In a new study, researchers at the University of Arizona are the first to use records of shipwrecks in the Caribbean to gain insight into historical hurricane activity.
The paper, published in Proceedings of the National Academies of Science this week, reported a 75 percent reduction in the number of Caribbean hurricanes between 1645 and 1715, coinciding with a period of decreased solar activity and cooler-than-average climate. The researchers also compared tree-ring data during this period, obtained from a site in the Florida Keys, that indicated a dip in hurricane occurrence.
The team used two guides to regional shipwrecks to compile their data: Robert F. Marx’s Shipwrecks in the Americas: a complete guide to every major shipwreck in the Western Hemisphere, and Shipwrecks of Florida: A comprehensive listing, by Steven D. Singer.
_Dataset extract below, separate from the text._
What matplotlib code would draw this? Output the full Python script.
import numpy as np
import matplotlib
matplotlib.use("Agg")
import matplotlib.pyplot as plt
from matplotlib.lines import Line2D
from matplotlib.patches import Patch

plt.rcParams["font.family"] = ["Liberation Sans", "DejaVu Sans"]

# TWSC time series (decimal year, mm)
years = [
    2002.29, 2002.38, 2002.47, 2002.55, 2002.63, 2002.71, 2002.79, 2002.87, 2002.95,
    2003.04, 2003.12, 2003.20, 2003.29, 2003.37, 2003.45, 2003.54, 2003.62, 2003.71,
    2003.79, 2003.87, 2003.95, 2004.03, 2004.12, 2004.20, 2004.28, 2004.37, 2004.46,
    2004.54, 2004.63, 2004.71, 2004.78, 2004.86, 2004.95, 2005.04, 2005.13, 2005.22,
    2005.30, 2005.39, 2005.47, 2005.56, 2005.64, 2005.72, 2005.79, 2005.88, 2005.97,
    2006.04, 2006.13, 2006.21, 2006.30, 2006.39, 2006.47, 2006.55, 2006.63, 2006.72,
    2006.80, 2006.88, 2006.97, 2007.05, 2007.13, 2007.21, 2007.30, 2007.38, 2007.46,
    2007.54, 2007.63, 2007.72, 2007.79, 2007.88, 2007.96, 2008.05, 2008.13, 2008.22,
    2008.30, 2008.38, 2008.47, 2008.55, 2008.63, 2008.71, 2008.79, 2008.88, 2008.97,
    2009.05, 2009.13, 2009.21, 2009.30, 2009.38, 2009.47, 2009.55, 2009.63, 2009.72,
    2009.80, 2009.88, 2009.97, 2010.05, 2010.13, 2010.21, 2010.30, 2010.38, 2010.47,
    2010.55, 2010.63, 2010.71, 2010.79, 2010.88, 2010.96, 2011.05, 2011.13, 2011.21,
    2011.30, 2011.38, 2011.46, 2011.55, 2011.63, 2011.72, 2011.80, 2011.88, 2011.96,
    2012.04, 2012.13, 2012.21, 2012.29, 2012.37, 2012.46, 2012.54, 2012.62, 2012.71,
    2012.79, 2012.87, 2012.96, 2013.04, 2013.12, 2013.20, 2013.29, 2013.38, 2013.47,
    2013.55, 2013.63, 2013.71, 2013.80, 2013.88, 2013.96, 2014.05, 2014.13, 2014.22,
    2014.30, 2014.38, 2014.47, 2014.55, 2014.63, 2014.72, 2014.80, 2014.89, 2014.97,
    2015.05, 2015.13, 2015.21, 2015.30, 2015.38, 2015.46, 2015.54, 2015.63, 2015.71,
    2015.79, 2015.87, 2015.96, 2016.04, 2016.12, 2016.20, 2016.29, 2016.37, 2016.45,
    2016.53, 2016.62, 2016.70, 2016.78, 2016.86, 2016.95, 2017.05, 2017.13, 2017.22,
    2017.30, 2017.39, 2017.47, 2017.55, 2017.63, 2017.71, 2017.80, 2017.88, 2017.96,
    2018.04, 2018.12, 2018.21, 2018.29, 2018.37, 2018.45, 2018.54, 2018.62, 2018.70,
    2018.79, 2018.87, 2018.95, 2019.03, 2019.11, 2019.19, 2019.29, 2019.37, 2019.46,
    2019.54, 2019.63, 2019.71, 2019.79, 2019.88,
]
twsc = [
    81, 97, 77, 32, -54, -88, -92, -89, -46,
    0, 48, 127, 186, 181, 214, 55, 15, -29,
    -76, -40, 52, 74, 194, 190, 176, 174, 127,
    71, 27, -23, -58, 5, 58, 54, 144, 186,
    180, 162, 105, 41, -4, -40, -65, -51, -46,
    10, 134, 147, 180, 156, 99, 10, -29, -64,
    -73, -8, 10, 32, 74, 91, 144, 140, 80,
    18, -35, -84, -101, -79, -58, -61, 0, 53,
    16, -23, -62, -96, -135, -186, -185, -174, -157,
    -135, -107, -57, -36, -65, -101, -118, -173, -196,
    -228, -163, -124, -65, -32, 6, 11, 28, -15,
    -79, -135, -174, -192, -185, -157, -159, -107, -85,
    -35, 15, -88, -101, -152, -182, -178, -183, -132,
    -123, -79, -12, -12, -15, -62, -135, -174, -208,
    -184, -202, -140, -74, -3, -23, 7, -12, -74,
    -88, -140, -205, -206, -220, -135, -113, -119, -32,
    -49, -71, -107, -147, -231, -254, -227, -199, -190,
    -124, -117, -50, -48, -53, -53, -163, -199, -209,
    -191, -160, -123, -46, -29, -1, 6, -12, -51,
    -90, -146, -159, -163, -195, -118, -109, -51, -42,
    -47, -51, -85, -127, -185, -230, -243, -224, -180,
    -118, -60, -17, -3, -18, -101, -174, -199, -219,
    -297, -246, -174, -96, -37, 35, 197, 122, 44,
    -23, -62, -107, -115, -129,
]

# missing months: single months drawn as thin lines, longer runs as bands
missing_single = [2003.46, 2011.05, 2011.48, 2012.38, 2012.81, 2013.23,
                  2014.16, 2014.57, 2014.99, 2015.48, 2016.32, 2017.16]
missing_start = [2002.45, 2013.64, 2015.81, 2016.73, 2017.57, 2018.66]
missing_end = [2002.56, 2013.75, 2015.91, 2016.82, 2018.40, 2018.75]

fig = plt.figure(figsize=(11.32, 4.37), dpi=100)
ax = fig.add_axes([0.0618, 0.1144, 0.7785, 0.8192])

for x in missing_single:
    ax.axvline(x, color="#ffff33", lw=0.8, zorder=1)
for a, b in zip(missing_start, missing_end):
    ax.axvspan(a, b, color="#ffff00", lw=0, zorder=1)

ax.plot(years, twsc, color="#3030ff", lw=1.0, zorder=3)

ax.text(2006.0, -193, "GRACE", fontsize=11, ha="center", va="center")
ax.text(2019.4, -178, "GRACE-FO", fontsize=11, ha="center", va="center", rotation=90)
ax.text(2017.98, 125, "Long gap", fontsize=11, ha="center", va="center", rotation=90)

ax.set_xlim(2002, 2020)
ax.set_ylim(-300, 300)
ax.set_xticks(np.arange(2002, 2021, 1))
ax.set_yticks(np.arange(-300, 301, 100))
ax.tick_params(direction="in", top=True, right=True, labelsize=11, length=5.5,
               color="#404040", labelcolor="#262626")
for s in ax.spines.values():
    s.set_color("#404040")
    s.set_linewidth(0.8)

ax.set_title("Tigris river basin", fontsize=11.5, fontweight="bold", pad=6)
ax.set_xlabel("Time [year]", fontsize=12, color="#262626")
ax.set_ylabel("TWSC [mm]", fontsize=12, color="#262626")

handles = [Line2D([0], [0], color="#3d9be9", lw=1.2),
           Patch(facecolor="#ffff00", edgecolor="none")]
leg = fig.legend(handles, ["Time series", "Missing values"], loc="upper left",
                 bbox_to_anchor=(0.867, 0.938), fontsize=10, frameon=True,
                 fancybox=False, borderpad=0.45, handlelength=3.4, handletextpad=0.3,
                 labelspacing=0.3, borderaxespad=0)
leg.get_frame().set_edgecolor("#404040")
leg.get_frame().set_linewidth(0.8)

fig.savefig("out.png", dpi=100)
The books, combined with ship logs, allowed the researchers to compile a list of Spanish ships known to have been wrecked by storms during the hurricane seasons of 1495-1825. The team found that the hurricane patterns from the shipwreck database closely matched Florida Keys tree-ring chronology of hurricanes from 1707-1825.
To verify their method, the team compared the tree-ring records to the systematic recordings of hurricanes from 1850-2009. Again, the patterns matched.
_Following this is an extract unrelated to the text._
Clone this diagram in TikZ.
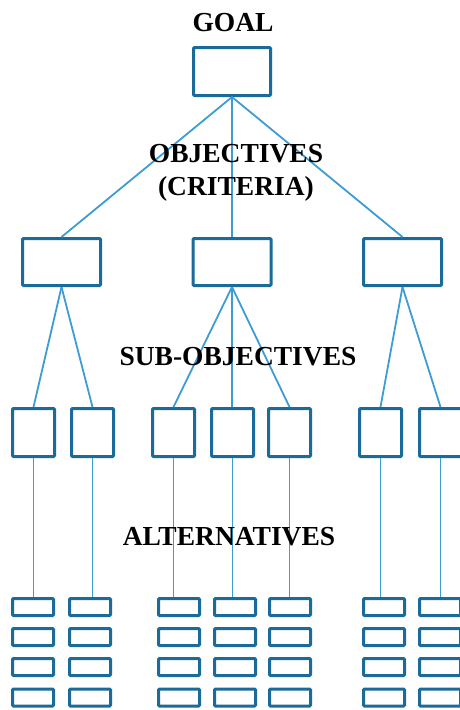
\documentclass[tikz,border=0pt]{standalone}
\usepackage{fontspec}
\setmainfont{Liberation Serif}
\definecolor{boxcol}{HTML}{1B6B9A}
\definecolor{linecol}{HTML}{3D9CD4}
\begin{document}
\begin{tikzpicture}[x=1pt,y=-1pt,
  box/.style={draw=boxcol, line width=3pt, rounded corners=1pt, inner sep=0pt, fill=white},
  goalbox/.style={box, minimum width=77pt, minimum height=48pt},
  objbox/.style={box, minimum width=78pt, minimum height=47pt},
  subbox/.style={box, minimum width=42pt, minimum height=48pt},
  altbox/.style={box, minimum width=41pt, minimum height=17pt},
  conn/.style={draw=linecol, line width=1.8pt},
  lbl/.style={font=\fontsize{27.5}{33}\selectfont\bfseries, inner sep=0pt, anchor=base, align=center, text=black}]
\useasboundingbox (0,0) rectangle (459,710);
% boxes
\node[goalbox] (goal) at (232,71.5) {};
\node[objbox] (o1) at (61.5,262) {};
\node[objbox] (o2) at (232,262) {};
\node[objbox] (o3) at (402.5,262) {};
\foreach \n/\x in {1/33.5,2/92.5,3/173.5,4/232.5,5/289.5,6/380.5,7/440.5}
  \node[subbox] (s\n) at (\x,432.5) {};
\foreach \n/\x in {1/33,2/90,3/179,4/235,5/290,6/384,7/440}
  \foreach \r/\y in {1/607,2/637,3/667,4/697.5}
    \node[altbox] (a\n\r) at (\x,\y) {};
% connectors
\draw[conn] (goal.south) -- (o1.north);
\draw[conn] (goal.south) -- (o2.north);
\draw[conn] (goal.south) -- (o3.north);
\draw[conn] (o1.south) -- (s1.north);
\draw[conn] (o1.south) -- (s2.north);
\draw[conn] (o2.south) -- (s3.north);
\draw[conn] (o2.south) -- (o2.south |- s4.north);
\draw[conn] (o2.south) -- (s5.north);
\draw[conn] (o3.south) -- (s6.north);
\draw[conn] (o3.south) -- (s7.north);
\foreach \n in {1,...,7}
  \draw[conn] (s\n.south) -- (s\n.south |- a\n1.north);
% labels
\node[lbl] (tgoal) at (233,31) {GOAL};
\node[lbl] (tobj) at (236,195) {OBJECTIVES\\(CRITERIA)};
\node[lbl] (tsub) at (238,365) {SUB-OBJECTIVES};
\node[lbl] (talt) at (229,545) {ALTERNATIVES};
\end{tikzpicture}
\end{document}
The new research provides an annual record of Caribbean hurricanes going back to the year 1500—right about the time that Christopher Columbus first reached the New World.
“By combining shipwreck data and tree-ring data, we are extending the Caribbean hurricane record back in time, and that improves our understanding of hurricane variability,” said lead author Valerie Trouet, an associate professor in the UA Laboratory of Tree-Ring Research, in a statement.